El mejor camino para lograr la independencia nadie lo conoce y, en cambio, todo el mundo tiene sus propias ideas, irrenunciables y estupendas. Los de Esquerra Republicana piensan que sólo ellos tienen suficientes entendederas y la estrategia ganadora para llegar a la soberanía nacional de Catalunya. No hay razones objetivas para pensar lo contrario, ciertamente. Pero es que los del PDeCat sostienen exactamente lo mismo y que nadie ahora les vendrá a decir cómo llegar a Ítaca, cuando son los que han gobernado más tiempo Catalunya. De acuerdo, también en eso. Los de la CUP cuatro cuartos de lo mismo, a su manera. Y aún hay que añadir a los partidarios del presidente Puigdemont afirmando que la personalidad singular e irreductible de Carles el Sagaz es el mejor pasaporte para lograr el anhelo de todo un pueblo. A veces el esfuerzo combinado y contradictorio de todos estos agentes políticos parece el de un grupo de amigos, conocidos y saludados dentro de un humilde utilitario, peleándose a tortazo seco por llevar el volante, para escoger a gritos la mejor ruta que les lleve sanos y salvos al destino previsto. Ya podemos tocar el claxon o intentar hacerles entrar en razón que ellos están distraídos en su conflicto. La unidad de acción del independentismo político, efectivamente, no se ve por ningún lado y la absoluta falta de coordinación y de solidaridad entre los protagonistas de la secesión ha hecho pasar mucha vergüenza a sus votantes, que miran al cielo resignados. José María Aznar ya pronosticó que antes se rompería Catalunya que España, pero lo cierto es que ni la una ni la otra no acaban de romperse lo suficiente y lo que abunda es el imperio de la confusión.
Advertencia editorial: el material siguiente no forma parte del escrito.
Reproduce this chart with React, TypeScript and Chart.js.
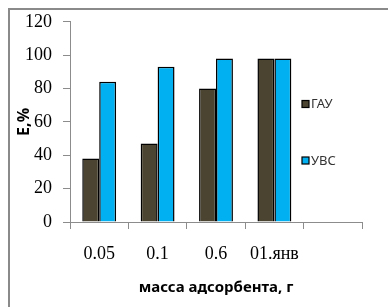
import React, { useEffect, useRef } from "react";
import { Chart, registerables } from "chart.js";

Chart.register(...registerables);

const categories = ["0.05", "0.1", "0.6", "01.янв", ""];
const gauValues = [38, 47, 80, 98, null];
const uvsValues = [84, 93, 98, 98, null];
const seriesNames = ["ГАУ", "УВС"];
const yTicks = [0, 20, 40, 60, 80, 100, 120];

const legendPlugin = {
  id: "insideLegend",
  afterDraw(chart: any) {
    const ctx = chart.ctx;
    const ys = [104.5, 161];
    ctx.save();
    chart.data.datasets.forEach((ds: any, i: number) => {
      const y = ys[i];
      ctx.fillStyle = ds.backgroundColor;
      ctx.fillRect(302, y - 4, 7, 7);
      ctx.strokeStyle = "#000";
      ctx.lineWidth = 1.2;
      ctx.strokeRect(302, y - 4, 7, 7);
      ctx.fillStyle = "#333";
      ctx.font = "13px 'Noto Sans'";
      ctx.textBaseline = "middle";
      ctx.textAlign = "left";
      ctx.fillText(ds.label, 311, y);
    });
    ctx.restore();
  },
};

export default function App() {
  const ref = useRef<HTMLCanvasElement>(null);
  useEffect(() => {
    if (!ref.current) return;
    const chart = new Chart(ref.current, {
      type: "bar",
      data: {
        labels: categories,
        datasets: [
          {
            label: seriesNames[0],
            data: gauValues,
            backgroundColor: "#4a4430",
            borderColor: "#000",
            borderWidth: 1.5,
          },
          {
            label: seriesNames[1],
            data: uvsValues,
            backgroundColor: "#00b0f0",
            borderColor: "#000",
            borderWidth: 1.5,
          },
        ],
      },
      options: {
        animation: false,
        responsive: false,
        devicePixelRatio: 1,
        layout: { padding: { left: 0, top: 21, right: 26, bottom: 0 } },
        datasets: { bar: { categoryPercentage: 0.58, barPercentage: 1 } },
        plugins: { legend: { display: false }, tooltip: { enabled: false } },
        scales: {
          x: {
            afterFit: (s: any) => {
              s.height = 85;
            },
            grid: {
              offset: true,
              drawOnChartArea: false,
              drawTicks: true,
              tickLength: 7,
              color: "#8c8c8c",
            },
            border: { color: "#8c8c8c", width: 1 },
            ticks: {
              color: "#000",
              padding: 14,
              font: { family: "'Liberation Serif'", size: 18 },
              maxRotation: 0,
              autoSkip: false,
            },
            title: {
              display: true,
              text: "масса адсорбента, г",
              color: "#000",
              font: { family: "'Noto Sans'", size: 15, weight: "bold" },
              padding: { top: 0, bottom: 10 },
            },
          },
          y: {
            min: 0,
            max: 120,
            afterFit: (s: any) => {
              s.width = 70;
            },
            afterBuildTicks: (s: any) => {
              s.ticks = yTicks.map((v) => ({ value: v }));
            },
            grid: {
              drawOnChartArea: false,
              drawTicks: true,
              tickLength: 7,
              color: "#8c8c8c",
            },
            border: { color: "#8c8c8c", width: 1 },
            ticks: {
              color: "#000",
              padding: 11,
              font: { family: "'Liberation Serif'", size: 18 },
            },
            title: {
              display: true,
              text: "E,%",
              color: "#000",
              font: { family: "'Noto Sans'", size: 16, weight: "bold" },
              padding: { top: 15, bottom: 0 },
            },
          },
        },
      },
      plugins: [legendPlugin],
    });
    return () => chart.destroy();
  }, []);
  return (
    <>
      <canvas
        ref={ref}
        width={388}
        height={307}
        style={{ position: "fixed", left: 0, top: 0, width: 388, height: 307 }}
      />
      <div
        style={{
          position: "fixed",
          left: 8,
          top: 8,
          width: 400,
          height: 320,
          borderTop: "2px solid #8a8a8a",
          borderLeft: "2px solid #8a8a8a",
          pointerEvents: "none",
        }}
      />
    </>
  );
}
En Madrid ahora está pasando exactamente lo mismo. Aunque el uso del poder y del dinero son un aglutinante más poderoso y resistente que la aleación de los metales no todos los salvadores de España tienen la misma estrategia. Puede que piensen esencialmente lo mismo pero también discrepan en el método. Cada día parece más claro que el juez Pablo Llarena tiene una forma contundente de abordar el conflicto independentista, y que no acaba de coincidir necesariamente con la estrategia política del Gobierno del Partido Popular ni con la desbocada competición españolista que han iniciado otras personalidades políticas, como Albert Rivera o Pedro Sánchez, en busca de votos para las elecciones municipales que se aproximan. La instrumentalización política de la justicia no parece muy eficaz si se analiza desde una perspectiva europea, y en ello el esfuerzo del presidente Puigdemont para internacionalizar la causa catalana está dando destacables resultados. El relato españolista ha entrado por primera vez en flagrante contradicción; porque no es posible que el último Govern hubiera hecho malversación de fondos durante el uno de octubre y que, al mismo tiempo, la súper vigilancia interventora del ministro Montoro no hubiera actuado eficazmente. Cristóbal Montoro no interviene por casualidad y no sólo está defendiendo la gestión de su equipo, lo que está haciendo, sobre todo, es seguir las indicaciones de M. Rajoy, un político que cambia de opinión cuando conviene y que, si puede, evita ensuciarse las manos.

Dicho de otro modo, que mientras la ministra alemana de Justicia no ve ningún delito de rebelión, el presidente del Gobierno español sostiene que tampoco ha habido malversación de caudales públicos por parte de la administración Puigdemont. O sea, que recogen velas, vaya, o que quieren recoger velas. Probablemente porque el descrédito internacional de España es enorme, porque el precio que tendría que pagar el Estado es inasumible, contrariamente a los cálculos previstos por el oracular Alfredo Pérez Rubalcaba. Quizás éste es el camino que debe aprovechar ahora el independentismo.